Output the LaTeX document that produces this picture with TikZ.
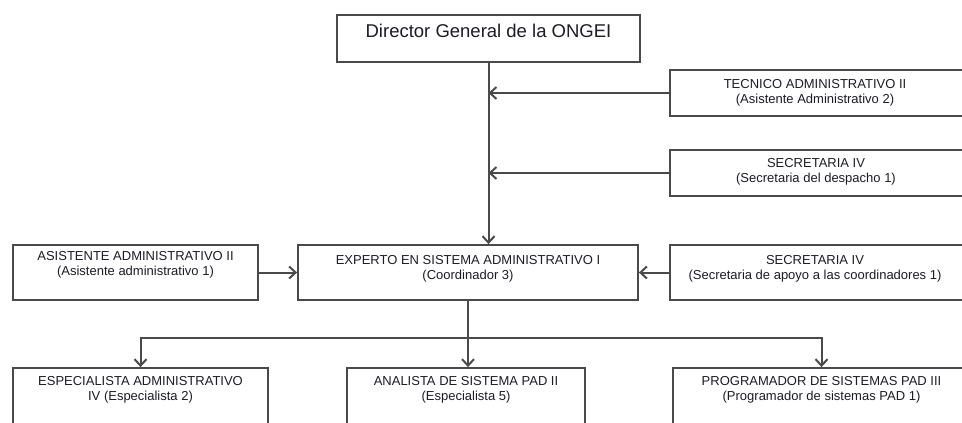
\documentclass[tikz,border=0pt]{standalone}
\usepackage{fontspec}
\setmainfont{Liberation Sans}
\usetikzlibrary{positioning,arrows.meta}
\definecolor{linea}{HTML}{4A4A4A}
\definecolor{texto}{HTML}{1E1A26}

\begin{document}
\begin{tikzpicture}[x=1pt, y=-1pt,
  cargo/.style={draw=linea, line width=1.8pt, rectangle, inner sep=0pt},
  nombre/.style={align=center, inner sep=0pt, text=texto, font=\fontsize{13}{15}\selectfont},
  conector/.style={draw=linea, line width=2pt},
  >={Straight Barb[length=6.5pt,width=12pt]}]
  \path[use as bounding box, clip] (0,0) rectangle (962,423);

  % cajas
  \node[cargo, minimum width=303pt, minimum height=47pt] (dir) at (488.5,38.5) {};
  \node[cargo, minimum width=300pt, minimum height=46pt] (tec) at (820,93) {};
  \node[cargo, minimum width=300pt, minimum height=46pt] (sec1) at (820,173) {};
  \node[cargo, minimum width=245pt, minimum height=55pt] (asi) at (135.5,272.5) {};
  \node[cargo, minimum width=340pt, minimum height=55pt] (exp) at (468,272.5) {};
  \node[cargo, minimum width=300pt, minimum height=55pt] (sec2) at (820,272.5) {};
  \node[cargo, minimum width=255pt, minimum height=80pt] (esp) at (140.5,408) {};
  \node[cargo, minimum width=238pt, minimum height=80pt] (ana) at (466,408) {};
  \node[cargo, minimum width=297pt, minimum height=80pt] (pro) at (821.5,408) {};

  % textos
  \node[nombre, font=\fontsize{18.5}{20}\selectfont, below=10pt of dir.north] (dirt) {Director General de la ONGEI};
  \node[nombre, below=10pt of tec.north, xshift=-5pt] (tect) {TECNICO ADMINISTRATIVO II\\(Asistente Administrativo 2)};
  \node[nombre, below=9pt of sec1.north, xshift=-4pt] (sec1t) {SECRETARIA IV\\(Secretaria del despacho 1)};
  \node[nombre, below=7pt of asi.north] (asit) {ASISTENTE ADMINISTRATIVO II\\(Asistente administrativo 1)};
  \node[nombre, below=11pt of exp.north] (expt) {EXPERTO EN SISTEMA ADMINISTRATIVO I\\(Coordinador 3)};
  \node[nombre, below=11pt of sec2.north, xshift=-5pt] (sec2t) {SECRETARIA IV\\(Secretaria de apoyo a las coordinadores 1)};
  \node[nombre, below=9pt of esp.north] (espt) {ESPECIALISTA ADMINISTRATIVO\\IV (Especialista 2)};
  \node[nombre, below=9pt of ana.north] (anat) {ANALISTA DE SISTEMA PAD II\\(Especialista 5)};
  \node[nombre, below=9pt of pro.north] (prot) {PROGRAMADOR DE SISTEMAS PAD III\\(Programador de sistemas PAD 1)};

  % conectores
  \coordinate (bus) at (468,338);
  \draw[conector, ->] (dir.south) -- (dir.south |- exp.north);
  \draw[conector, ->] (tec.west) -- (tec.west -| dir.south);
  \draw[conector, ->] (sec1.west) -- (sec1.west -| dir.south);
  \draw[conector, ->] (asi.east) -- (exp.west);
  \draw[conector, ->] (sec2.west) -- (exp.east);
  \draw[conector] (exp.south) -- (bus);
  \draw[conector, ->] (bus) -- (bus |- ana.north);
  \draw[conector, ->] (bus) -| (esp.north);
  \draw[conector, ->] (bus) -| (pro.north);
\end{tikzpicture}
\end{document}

■ WRITTEN REQUEST: Every line from the start of the listing above through the line with "(0,0) rectangle (962,423);" should be repeated exactly; skip the pictures and add nothing else.

■ TASK SOLUTION:
Output the LaTeX document that produces this picture with TikZ.
\documentclass[tikz,border=0pt]{standalone}
\usepackage{fontspec}
\setmainfont{Liberation Sans}
\usetikzlibrary{positioning,arrows.meta}
\definecolor{linea}{HTML}{4A4A4A}
\definecolor{texto}{HTML}{1E1A26}

\begin{document}
\begin{tikzpicture}[x=1pt, y=-1pt,
  cargo/.style={draw=linea, line width=1.8pt, rectangle, inner sep=0pt},
  nombre/.style={align=center, inner sep=0pt, text=texto, font=\fontsize{13}{15}\selectfont},
  conector/.style={draw=linea, line width=2pt},
  >={Straight Barb[length=6.5pt,width=12pt]}]
  \path[use as bounding box, clip] (0,0) rectangle (962,423);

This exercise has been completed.